# Material:
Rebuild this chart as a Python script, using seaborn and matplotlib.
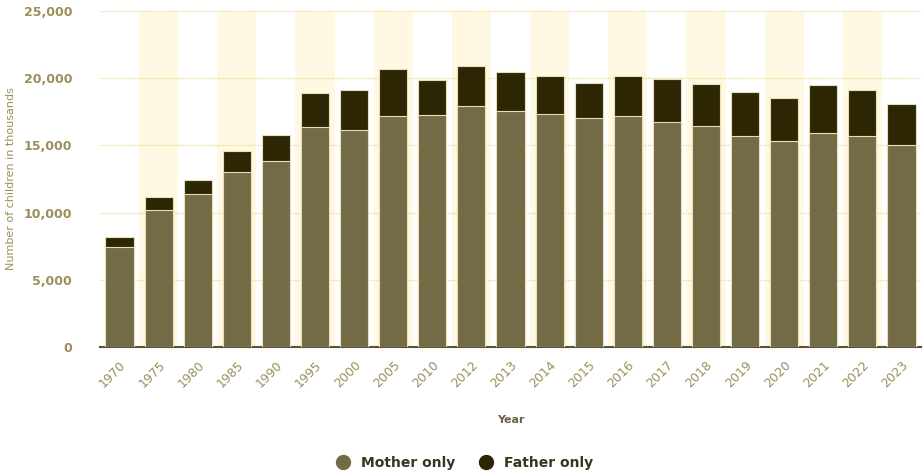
import pandas as pd
import matplotlib.pyplot as plt
import seaborn as sns

# Children living with one parent (thousands)
years = ['1970', '1975', '1980', '1985', '1990', '1995', '2000', '2005', '2010', '2012',
         '2013', '2014', '2015', '2016', '2017', '2018', '2019', '2020', '2021', '2022', '2023']
mother_only = [7420, 10190, 11410, 13050, 13820, 16400, 16150, 17190, 17260, 17960,
               17540, 17360, 17010, 17190, 16770, 16420, 15720, 15300, 15920, 15720, 15060]
father_only = [740, 990, 990, 1510, 1930, 2470, 3000, 3500, 2580, 2930,
               2900, 2800, 2650, 2970, 3150, 3130, 3230, 3220, 3550, 3430, 3050]

df = pd.DataFrame({'Year': years, 'Mother only': mother_only, 'Father only': father_only})
df['Total'] = df['Mother only'] + df['Father only']

mother_col = '#736b45'
father_col = '#2d2604'
text_col = '#9c8e5a'

sns.set_style('white')
plt.rcParams['font.family'] = ['DejaVu Sans']

fig = plt.figure(figsize=(9.22, 4.73), dpi=100)
ax = fig.add_axes([100 / 922, 1 - 347 / 473, 821 / 922, 336 / 473])

# alternating column bands
for i in range(len(years)):
    if i % 2 == 1:
        ax.axvspan(i - 0.5, i + 0.5, color='#fff9e4', zorder=0, lw=0)

sns.barplot(data=df, x='Year', y='Total', color=father_col, width=0.72,
            edgecolor='#e8dfb8', linewidth=0.8, saturation=1, ax=ax, zorder=2)
sns.barplot(data=df, x='Year', y='Mother only', color=mother_col, width=0.72,
            edgecolor='#e8dfb8', linewidth=0.8, saturation=1, ax=ax, zorder=3)

ax.set_xlim(-0.5, len(years) - 0.5)
ax.set_ylim(0, 25000)
ax.set_yticks(range(0, 25001, 5000))
ax.set_yticklabels([f'{v:,}' for v in range(0, 25001, 5000)])
ax.yaxis.grid(True, linestyle=(0, (1, 1)), color='#e9d98c', linewidth=0.9, zorder=1)
ax.set_axisbelow(True)

for s in ['top', 'right', 'left']:
    ax.spines[s].set_visible(False)
ax.spines['bottom'].set_color('#5a5232')
ax.spines['bottom'].set_linewidth(1.5)

ax.tick_params(axis='y', length=0, labelsize=9, labelcolor=text_col, pad=20)
ax.tick_params(axis='x', length=0, labelsize=9, labelcolor=text_col, pad=8)
plt.setp(ax.get_xticklabels(), rotation=45, ha='right', rotation_mode='anchor')
for lab in ax.get_yticklabels():
    lab.set_fontweight('bold')

ax.set_xlabel('Year', fontsize=8, color='#6b6240', fontweight='bold', labelpad=18)
ax.set_ylabel('Number of children in thousands', fontsize=8, color=text_col)
ax.yaxis.set_label_coords(-0.102, 0.5)

handles = [plt.Line2D([], [], marker='o', ls='', markersize=10, color=mother_col),
           plt.Line2D([], [], marker='o', ls='', markersize=10, color=father_col)]
fig.legend(handles, ['Mother only', 'Father only'], loc='center', bbox_to_anchor=(0.5, 1 - 463 / 473),
           ncol=2, frameon=False, prop={'size': 10, 'weight': 'bold'}, handletextpad=0.3,
           columnspacing=1.2, labelcolor='#3a3420')

fig.savefig('out.png', dpi=100)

# What is expected:
Answer with one number only: how many lines above contain the word "seaborn".

# Final result:
2